TASK STATEMENT
Answer with a single number: how many lines in the listing below include "standalone"?

/---

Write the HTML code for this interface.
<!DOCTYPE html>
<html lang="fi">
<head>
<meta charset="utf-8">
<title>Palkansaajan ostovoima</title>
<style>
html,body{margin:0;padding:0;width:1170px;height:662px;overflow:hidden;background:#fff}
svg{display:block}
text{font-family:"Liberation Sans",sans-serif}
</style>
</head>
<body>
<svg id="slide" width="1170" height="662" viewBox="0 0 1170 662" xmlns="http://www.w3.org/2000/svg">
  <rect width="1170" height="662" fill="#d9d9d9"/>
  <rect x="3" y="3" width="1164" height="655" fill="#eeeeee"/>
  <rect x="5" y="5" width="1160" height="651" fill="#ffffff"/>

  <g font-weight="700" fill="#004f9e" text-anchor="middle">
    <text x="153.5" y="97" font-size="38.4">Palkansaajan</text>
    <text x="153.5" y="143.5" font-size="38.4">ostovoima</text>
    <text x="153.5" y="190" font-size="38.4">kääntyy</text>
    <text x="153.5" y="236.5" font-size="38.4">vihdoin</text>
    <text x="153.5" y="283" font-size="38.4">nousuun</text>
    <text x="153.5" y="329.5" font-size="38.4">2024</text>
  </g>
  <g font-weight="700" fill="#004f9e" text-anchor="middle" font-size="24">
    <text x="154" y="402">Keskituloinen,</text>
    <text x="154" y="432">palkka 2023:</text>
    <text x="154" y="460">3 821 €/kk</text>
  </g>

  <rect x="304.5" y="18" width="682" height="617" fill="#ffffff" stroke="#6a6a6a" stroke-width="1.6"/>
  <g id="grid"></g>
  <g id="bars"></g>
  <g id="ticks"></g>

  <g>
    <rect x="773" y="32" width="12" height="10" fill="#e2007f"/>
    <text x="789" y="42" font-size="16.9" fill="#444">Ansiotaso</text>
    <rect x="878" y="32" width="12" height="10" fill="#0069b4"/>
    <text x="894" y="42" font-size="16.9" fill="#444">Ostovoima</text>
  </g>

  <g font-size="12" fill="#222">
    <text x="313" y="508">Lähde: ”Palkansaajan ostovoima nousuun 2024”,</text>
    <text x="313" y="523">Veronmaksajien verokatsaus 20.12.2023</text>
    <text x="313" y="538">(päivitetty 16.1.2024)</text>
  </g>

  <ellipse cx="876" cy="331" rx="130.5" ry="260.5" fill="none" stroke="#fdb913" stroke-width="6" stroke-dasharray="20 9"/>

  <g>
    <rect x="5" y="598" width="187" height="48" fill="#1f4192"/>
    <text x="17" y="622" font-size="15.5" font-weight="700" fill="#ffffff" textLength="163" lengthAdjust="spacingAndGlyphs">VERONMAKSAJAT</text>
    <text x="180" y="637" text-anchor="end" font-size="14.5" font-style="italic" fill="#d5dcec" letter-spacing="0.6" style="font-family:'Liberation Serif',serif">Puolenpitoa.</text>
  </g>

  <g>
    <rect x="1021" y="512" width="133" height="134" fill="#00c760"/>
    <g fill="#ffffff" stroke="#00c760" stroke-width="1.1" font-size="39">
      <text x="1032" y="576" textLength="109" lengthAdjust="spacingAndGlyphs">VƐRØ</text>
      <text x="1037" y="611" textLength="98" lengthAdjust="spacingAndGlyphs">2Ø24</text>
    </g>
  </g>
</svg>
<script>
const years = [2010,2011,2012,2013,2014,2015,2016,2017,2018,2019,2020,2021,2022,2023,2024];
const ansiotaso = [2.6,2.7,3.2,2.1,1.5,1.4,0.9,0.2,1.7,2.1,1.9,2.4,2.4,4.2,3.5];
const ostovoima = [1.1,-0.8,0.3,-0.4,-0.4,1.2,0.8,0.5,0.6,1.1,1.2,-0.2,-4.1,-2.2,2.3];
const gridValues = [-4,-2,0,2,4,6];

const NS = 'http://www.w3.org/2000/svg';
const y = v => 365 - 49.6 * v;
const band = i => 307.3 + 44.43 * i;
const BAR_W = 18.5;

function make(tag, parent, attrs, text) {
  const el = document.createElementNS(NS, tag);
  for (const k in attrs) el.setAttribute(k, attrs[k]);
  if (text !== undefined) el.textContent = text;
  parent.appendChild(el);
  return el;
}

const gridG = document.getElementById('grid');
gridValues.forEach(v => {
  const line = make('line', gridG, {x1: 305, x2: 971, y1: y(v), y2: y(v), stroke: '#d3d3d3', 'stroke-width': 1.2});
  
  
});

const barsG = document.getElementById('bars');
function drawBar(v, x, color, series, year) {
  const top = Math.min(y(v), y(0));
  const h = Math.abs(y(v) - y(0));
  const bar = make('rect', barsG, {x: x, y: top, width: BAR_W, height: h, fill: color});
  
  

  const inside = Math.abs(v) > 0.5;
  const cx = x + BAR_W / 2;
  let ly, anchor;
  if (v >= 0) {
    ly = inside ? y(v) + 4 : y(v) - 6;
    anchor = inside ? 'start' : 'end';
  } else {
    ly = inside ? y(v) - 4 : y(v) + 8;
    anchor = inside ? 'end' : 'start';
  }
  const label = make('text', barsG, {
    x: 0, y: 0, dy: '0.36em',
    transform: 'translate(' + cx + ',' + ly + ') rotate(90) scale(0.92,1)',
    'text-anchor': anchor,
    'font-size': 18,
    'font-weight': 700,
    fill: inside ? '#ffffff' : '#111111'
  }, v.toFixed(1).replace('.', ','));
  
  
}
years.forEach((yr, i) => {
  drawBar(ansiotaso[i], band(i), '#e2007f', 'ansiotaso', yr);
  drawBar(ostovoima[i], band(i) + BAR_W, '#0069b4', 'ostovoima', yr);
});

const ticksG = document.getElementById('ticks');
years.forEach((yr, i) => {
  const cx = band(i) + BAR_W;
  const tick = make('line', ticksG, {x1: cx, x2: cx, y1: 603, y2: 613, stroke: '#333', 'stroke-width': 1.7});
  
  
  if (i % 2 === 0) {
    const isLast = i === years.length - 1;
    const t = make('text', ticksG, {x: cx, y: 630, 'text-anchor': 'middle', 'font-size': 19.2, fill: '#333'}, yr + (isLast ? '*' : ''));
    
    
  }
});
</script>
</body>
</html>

\---
/---

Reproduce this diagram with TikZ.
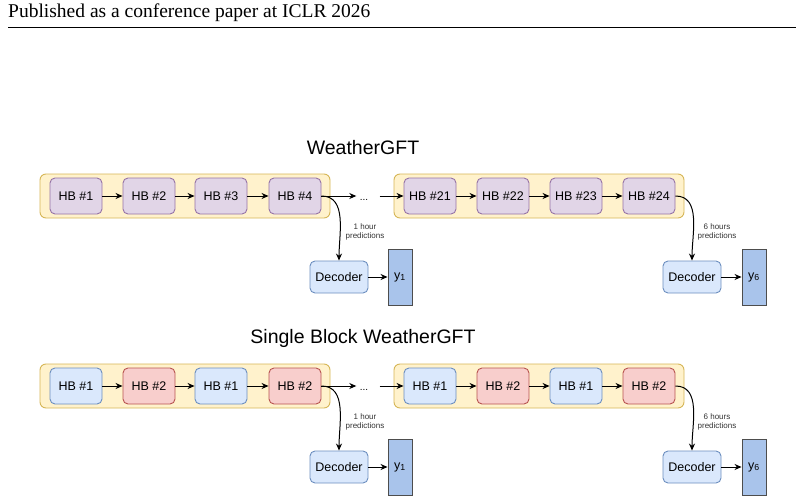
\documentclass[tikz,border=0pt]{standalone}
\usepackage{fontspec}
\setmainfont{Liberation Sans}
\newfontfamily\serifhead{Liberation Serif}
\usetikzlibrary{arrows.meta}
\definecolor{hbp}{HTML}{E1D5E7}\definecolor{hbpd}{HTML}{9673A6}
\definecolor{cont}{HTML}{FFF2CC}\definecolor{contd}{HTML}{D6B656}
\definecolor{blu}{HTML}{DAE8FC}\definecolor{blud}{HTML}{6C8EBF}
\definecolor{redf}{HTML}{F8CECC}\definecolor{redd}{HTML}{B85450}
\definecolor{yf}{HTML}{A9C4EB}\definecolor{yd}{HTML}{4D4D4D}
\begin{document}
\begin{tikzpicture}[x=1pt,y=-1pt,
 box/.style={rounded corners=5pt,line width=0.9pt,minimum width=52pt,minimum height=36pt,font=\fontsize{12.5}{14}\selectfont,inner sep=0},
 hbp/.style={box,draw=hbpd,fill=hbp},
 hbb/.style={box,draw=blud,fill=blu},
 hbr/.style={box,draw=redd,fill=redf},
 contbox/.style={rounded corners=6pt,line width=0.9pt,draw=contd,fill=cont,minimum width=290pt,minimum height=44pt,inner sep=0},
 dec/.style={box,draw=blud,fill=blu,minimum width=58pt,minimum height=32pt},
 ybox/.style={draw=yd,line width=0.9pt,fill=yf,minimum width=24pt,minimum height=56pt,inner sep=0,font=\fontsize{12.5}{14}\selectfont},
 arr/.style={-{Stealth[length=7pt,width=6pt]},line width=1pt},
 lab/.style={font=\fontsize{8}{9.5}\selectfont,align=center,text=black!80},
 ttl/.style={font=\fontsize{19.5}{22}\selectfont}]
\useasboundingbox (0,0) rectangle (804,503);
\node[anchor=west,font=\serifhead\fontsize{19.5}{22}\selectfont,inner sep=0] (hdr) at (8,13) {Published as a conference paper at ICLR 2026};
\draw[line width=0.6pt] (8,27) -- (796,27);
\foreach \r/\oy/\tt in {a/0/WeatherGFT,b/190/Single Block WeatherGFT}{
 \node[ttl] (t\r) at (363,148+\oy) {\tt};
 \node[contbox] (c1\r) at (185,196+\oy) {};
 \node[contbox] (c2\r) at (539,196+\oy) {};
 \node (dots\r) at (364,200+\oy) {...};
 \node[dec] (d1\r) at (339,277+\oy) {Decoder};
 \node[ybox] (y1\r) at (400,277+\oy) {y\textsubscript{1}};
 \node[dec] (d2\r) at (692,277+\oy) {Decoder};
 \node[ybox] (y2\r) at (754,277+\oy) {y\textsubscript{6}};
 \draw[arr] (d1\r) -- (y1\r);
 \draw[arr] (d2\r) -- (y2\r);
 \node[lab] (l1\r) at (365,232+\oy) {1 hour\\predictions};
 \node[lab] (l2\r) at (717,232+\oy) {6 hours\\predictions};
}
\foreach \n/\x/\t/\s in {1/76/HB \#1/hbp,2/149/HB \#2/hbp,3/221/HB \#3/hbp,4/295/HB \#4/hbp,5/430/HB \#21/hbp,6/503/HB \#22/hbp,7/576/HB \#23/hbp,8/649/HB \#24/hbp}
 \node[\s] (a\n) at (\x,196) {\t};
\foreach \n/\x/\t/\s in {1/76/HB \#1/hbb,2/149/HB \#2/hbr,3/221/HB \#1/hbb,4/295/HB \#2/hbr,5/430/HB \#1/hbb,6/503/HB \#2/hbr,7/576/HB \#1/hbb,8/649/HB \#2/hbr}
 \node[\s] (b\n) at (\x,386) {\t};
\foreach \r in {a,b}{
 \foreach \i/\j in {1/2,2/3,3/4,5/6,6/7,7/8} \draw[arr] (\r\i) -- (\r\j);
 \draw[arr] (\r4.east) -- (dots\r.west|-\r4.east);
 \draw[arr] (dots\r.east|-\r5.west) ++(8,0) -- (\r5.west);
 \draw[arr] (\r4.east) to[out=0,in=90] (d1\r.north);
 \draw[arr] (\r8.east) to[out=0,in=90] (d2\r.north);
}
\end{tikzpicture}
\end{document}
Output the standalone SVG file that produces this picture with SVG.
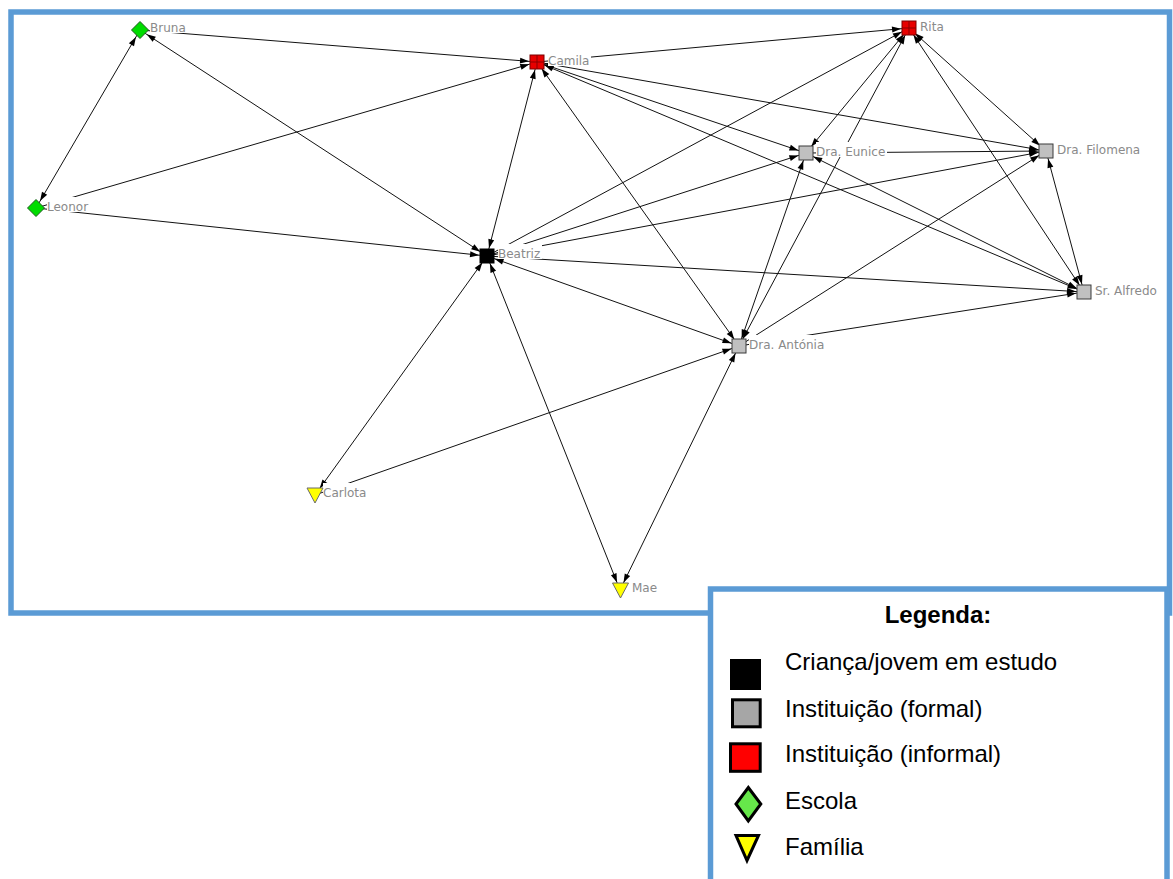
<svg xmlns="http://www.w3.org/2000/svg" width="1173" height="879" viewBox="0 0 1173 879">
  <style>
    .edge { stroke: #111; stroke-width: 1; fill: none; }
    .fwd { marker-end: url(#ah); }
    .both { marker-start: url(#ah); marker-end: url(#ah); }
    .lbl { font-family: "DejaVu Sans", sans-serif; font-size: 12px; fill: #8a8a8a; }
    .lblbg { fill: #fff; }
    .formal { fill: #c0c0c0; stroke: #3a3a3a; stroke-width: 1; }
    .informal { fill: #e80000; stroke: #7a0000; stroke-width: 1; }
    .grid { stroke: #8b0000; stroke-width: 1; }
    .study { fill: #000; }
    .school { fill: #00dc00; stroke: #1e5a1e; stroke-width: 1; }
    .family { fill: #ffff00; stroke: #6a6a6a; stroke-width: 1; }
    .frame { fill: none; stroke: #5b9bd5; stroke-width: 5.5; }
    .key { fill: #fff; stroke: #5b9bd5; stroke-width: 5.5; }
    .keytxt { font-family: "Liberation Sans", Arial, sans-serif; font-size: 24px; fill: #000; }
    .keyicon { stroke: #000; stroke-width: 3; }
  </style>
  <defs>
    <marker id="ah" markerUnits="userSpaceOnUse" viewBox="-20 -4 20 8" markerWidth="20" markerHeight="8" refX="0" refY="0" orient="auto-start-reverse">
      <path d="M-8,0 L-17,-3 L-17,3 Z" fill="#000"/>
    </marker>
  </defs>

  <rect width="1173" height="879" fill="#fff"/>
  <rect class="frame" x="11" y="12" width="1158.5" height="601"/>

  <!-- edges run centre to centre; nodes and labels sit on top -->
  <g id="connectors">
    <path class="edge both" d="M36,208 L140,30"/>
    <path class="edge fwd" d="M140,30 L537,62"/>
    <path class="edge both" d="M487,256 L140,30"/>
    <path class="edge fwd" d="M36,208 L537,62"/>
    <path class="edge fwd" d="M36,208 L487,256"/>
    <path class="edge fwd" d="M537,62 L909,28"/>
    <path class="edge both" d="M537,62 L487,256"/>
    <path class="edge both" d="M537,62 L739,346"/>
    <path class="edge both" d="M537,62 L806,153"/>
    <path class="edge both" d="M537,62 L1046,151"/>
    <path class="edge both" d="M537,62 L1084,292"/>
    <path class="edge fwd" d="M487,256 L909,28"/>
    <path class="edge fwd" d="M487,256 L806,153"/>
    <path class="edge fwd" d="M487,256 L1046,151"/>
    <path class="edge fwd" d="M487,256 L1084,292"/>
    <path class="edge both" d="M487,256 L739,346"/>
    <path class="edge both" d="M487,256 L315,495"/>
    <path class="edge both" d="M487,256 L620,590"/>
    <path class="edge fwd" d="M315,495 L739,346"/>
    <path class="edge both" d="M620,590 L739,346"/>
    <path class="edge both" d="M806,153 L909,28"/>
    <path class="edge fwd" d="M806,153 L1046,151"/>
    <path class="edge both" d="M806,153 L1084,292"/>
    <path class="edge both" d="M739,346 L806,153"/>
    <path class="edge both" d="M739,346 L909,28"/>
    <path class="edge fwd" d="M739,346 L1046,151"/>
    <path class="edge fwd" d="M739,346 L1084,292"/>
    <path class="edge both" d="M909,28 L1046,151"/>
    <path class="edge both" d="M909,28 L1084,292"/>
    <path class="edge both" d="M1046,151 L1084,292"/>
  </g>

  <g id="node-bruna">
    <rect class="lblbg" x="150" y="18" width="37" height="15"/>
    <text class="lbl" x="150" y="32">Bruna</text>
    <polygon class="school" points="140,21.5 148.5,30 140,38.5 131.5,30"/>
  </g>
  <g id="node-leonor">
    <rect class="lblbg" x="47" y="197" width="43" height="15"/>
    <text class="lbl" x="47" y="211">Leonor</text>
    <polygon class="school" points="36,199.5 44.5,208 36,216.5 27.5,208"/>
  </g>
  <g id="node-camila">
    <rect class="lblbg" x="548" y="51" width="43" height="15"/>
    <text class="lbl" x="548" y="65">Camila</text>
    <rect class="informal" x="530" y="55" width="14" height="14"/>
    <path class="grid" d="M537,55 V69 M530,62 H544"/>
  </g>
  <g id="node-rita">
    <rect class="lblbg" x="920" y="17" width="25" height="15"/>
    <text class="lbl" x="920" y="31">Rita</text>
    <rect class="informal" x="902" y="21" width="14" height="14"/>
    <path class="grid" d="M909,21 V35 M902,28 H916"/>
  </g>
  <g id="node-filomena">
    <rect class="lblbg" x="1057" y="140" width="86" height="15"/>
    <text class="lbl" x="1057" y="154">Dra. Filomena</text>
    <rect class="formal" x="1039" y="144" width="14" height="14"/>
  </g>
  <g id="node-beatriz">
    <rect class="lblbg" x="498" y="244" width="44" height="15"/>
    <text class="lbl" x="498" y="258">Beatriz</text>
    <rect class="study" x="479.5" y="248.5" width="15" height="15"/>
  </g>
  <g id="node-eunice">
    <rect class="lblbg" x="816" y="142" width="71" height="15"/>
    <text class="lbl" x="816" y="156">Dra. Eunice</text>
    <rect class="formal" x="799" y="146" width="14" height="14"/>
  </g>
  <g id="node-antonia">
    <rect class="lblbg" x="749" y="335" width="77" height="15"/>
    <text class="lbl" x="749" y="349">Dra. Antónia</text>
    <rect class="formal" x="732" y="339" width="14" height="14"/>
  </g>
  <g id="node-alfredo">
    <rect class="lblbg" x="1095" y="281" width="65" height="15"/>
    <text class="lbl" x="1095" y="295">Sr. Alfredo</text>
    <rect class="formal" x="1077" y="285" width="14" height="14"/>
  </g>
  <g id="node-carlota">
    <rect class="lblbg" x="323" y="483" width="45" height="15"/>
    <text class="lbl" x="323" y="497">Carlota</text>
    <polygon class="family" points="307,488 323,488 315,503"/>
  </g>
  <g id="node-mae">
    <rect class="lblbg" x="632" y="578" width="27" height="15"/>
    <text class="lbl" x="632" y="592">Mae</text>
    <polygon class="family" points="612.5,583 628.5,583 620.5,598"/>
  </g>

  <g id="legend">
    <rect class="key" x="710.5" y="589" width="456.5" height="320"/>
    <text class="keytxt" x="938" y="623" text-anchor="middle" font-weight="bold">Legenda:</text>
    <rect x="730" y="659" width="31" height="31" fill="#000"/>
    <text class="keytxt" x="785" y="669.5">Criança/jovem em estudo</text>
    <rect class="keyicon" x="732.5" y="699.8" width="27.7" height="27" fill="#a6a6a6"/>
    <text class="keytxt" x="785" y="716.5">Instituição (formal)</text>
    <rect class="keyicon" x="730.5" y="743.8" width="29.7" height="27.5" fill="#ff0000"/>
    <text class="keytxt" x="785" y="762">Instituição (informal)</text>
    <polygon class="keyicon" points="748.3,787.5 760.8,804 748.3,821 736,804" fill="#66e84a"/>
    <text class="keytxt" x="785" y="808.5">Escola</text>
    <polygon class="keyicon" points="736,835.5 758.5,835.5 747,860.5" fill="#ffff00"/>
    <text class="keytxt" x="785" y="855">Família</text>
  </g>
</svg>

\---
/---

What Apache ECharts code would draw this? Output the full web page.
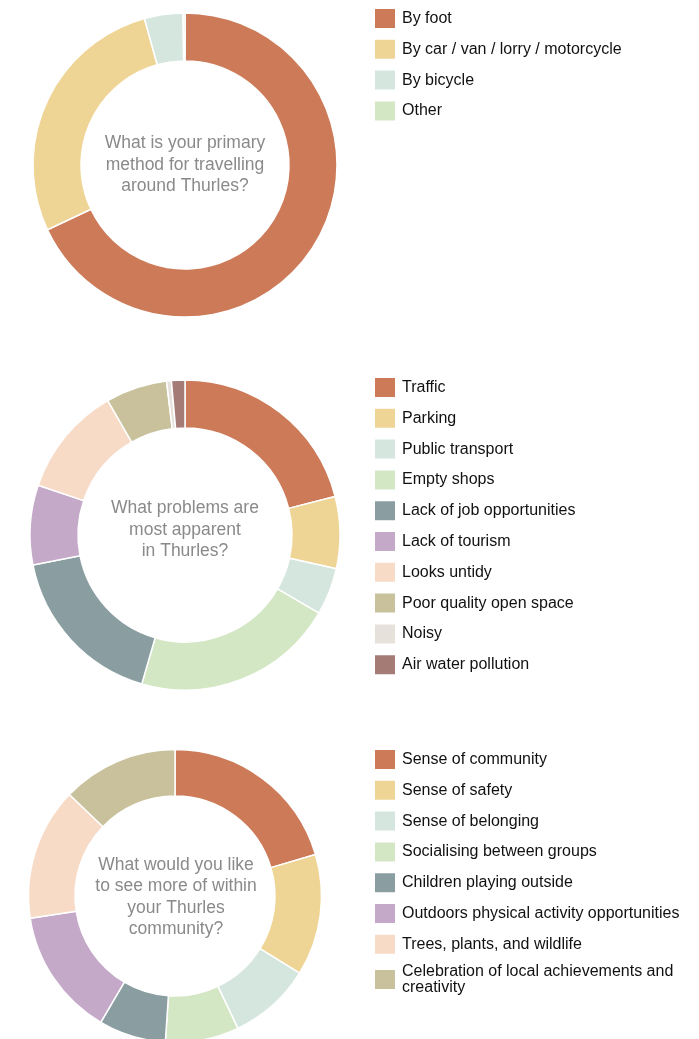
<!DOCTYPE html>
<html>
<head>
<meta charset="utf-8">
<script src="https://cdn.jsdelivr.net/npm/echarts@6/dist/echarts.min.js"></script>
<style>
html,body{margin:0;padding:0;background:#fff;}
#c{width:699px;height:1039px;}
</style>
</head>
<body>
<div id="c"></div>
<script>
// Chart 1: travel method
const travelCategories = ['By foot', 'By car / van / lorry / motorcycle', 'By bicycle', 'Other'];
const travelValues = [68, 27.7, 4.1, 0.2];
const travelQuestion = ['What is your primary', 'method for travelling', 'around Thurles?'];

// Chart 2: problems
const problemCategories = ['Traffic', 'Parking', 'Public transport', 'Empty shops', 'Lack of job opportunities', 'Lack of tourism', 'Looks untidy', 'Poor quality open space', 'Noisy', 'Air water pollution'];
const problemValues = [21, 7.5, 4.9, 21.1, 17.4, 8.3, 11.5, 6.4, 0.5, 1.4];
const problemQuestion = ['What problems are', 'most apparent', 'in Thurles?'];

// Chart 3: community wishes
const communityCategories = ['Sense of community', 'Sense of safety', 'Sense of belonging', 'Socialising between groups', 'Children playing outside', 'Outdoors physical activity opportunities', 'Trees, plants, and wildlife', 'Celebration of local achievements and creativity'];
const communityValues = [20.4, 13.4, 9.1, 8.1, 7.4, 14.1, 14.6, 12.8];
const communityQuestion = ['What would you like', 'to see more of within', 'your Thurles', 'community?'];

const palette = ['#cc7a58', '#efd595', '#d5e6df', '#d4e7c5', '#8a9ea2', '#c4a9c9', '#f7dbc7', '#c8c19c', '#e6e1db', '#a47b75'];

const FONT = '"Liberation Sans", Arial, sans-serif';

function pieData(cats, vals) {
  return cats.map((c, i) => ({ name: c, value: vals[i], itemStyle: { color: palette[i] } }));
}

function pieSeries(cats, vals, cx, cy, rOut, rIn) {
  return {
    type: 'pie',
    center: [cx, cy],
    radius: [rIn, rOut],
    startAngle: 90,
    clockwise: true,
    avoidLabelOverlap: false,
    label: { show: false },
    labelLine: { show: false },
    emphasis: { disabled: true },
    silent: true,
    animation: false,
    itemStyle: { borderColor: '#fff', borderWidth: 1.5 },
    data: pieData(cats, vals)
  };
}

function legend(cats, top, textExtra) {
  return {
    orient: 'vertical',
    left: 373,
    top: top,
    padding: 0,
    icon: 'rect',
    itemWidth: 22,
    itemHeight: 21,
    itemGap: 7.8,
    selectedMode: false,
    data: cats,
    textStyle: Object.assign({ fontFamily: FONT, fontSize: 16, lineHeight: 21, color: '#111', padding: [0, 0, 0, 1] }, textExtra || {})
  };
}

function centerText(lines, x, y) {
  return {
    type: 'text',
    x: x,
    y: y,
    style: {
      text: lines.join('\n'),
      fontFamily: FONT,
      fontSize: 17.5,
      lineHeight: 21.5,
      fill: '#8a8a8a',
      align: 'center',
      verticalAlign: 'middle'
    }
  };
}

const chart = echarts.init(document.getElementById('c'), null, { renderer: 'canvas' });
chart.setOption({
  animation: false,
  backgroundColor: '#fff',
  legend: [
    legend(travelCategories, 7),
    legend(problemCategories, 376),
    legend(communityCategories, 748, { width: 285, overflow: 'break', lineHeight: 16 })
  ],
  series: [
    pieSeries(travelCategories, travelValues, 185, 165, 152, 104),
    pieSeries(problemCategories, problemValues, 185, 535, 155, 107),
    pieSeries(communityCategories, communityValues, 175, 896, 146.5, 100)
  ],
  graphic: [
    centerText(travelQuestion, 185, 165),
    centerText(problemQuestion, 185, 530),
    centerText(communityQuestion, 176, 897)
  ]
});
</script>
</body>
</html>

\---

ANSWER TO THE PROBLEM
2